Karystiani reports that, since the crisis struck, her notebooks are "full of the names of relatives and friends who have lost their jobs, who are losing their houses". As much as in the ancient world, the country is "still full of tragedies". Yet she retains a faith that "the best way to communicate between people of different countries is to exchange our stories". Her unsparing, compelling novel of a mother's tormented love for a criminal son, Back to Delphi (translated by Konstantine Matsoukas for Europa Editions), dates from 2010. Even at that edge-of-the-abyss moment, it depicts a Greece ill at ease with rudderless change, a place where "the smooth life" proves elusive.

After all the shutdowns and cutbacks, can Greek writers flourish? It was salutary to learn that, even prior to the crash, public funding seldom paid for much. "We don't need much money," said the poet Dionysis Kapsalis, "We just go and read. I've never been paid to read poetry – that would be the day."

Novelist Alexis Stamatis – check out his picaresque novel Bar Flaubert (Arcadia Books) – lamented that "We are completely alone. Nobody cares about us." Poet Katerina Iliopoulou confirmed that pre-crisis subsidy was "minimal". "We come from a culture of overcoming, of transcendence. We are used to doing things for ourselves rather than relying on institutions." By this time, I was thinking back to my Ekebi-supported symposia and feeling almost as guilty as Aeschylus' Orestes, pursued by the avenging Furies.

To appease their terrible wrath, the Furies were of course known as the Eumenides – the Kindly Ones.
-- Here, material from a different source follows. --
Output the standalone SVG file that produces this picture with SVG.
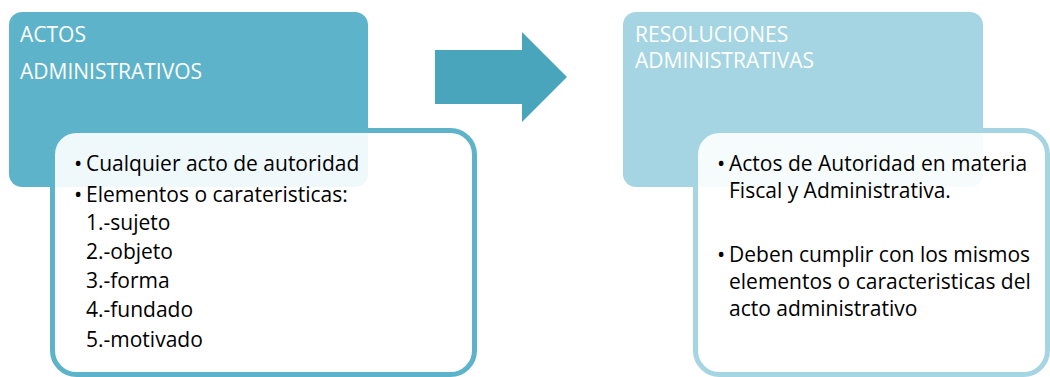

Might their harrowing of modern Greece in the form of savage austerity lead to good, just as those fatal goddesses eventually brought justice to Athens? Journalist Maria Margaronis sounded a genuinely tragic note when she commented that "Greece has been flayed to the bone and people have to face what they really are."

No one should wish meltdown and emergency on any land as a prelude to cultural renewal. Yet the authors sounded hopeful for their art, if not for the GDP. Ioanna Karystiani cited a sailors' proverb for stormy weather from Andros: "Whoever drowns will repent." In other words, the skies will clear. "After the rough seas, there will be calm again."

A sportsman's sketches: classics in the ring

Stirring news – War and Peace has hit the bestseller lists. No, forget Tolstoy: we're talking about the memoir by welterweight champ Ricky Hatton. Perhaps other sporting legends could nod to the Russian classics with their ghosted apologias. Given the inter-generational strife at Man Utd, Sir Alex Ferguson might opt for Fathers and Sons. Lance Armstrong? Well, Crime and Punishment awaits if he ever wants to publish an update. As for The Idiot – any number of pampered Premier League sociopaths would fit the bill.

Supersized: the mighty wimp

The book trade never did make much sense. Now it makes less than ever. At a time when truly excellent authors can sometimes struggle to achieve four-figure sales (yes, four not five) with a first edition, the rewards – and the numbers – available to a minute elite still soar. Next month, Penguin will publish Hard Luck, the eighth in Jeff Kinney's Dairy of a Wimpy Kid series, with an initial print-run of 800,000

– their largest ever for a children's title. Kinney, who has sold six million copies in the UK, will tour the country in a sort of junior rock-god progress around major venues. Do I protest? Not in the slightest. If even a fraction of those kids picks up the book bug, preferably in its actual rather than virtual form, he will be doing a power of good. As with Harry Potter, though, bookshops should plan to piggyback other authors on the wimp's mighty shoulders.